Запахи раскаленной хамсином пустыни. Обыкновенная вонь, что повсюду сопровождает многочисленные караваны. Караван, плетущийся ему навстречу, не был исключением.

Воняло свалявшейся верблюжьей шерстью; воняли давно немытые человеческие тела; потом и испражнениями вонял песок.

С тех пор, как выступил в путь этот караван, мало что изменилось. Добавились, разве что, запахи гари, масел и бензина. Все эти запахи давно никого не смущали. Только невежд могли оттолкнуть они. Ведь то, что скрывал за этими запахами караван, привлекало к нему разный люд. Ведь среди прочего, было здесь все, что необходимо любому магу Могущественного Востока.

Были здесь оливковое и сандаловое масла, всевозможные благовония, пряности, афродизиаки.

Был прекрасный турецкий табак и индийская конопля, ферганский опий и корни мандрагоры.

Были здесь свечи самых причудливых форм, и искусно изогнутые мастерами подсвечники.

Были масляные лампы, светильники, украшенные искуснейшими чеканщиками и ювелирных дел мастерами.

Всевозможные камни, украшающие шкатулки, в которых хранились и священные свитки Торы, и Египетская Книга Мертвых. Иные книги были обернуты несказанно дорогим шелком.

Камни присутствовали везде. Они безумствовали, красуясь украшениями, и соблюдали строгость в культовых предметах. Они присутствовали в волшебных амулетах, принадлежавших неземной красоты рабыням. Камни венчали оружие, платья, обереги и прочие хитроумные поделки Мастеров Востока. Старых добрых колдунов.

Прибились к каравану и мудрецы. Их потрескавшиеся на солнце рты были сомкнуты неутоленной жаждой. Эти философы сделали свой выбор.

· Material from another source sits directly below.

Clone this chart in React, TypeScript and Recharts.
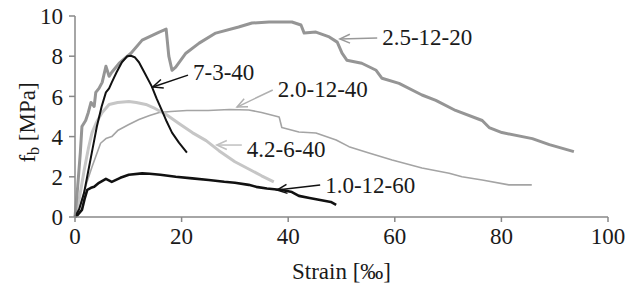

Познание несло им лишения, боль и страдания. Их мудрость была и горька и невыносима…

И когда один из них голосил от нестерпимой душевной боли, такого старались обходить стороной… Да чего греха таить? Многие его откровенно побаивались и сторонились:

мало ли что может вытворить блаженный…

5

Он снова посмотрел на Лику.

Жена изображала Богиню. И тогда пришло к нему последнее из высочайших переживаний.

В машине у Танки тепло и кайфово. На шнурке, подвешенном к зеркальцу заднего видения, болтаются цветные стекляшки, оправленные Танкой согласно тибетскому учению в символ мира. Под ногами у Тоя и в багажнике — огромные камни с кристаллами кварца. На заднем сиденье среди таких же камней приютилась Лика.

Танка, борясь с усталостью ночи и сном, громко наезжает на Тоя:

— Ты туда смотри! — Указывает она куда-то в сторону и смеется. — А то вон там камень с кристаллами.

Чего доброго еще и его в машину потащишь.

Это она шутит над жадностью, которая обуяла их всех.

Да представить только! Канун Песаха.

Полнолуние. Лика ставит будильник на полночь и укладывается спать, чтобы ночью с Танкой поехать куда-нибудь медитировать. Будильник не звонит. Лика просыпается сама. Стрелки показывают час ночи.

— Все! — Грустно произносит она, глядя на кем-то подброшенную под дверь веточку белой акации. — Ничего уже не будет.

И тут подъезжает Танка. Рядом с ней в машине рав. Этот толкователь каббалы и знаток здешних мест едет с нами на гору Мерон, чтобы встретить рассвет молитвой Шма Исраель!

И когда духовный наставник Танки передает ей карты здешних мест, и выходит из машины где-то на краю леса, Той поражается его отваге.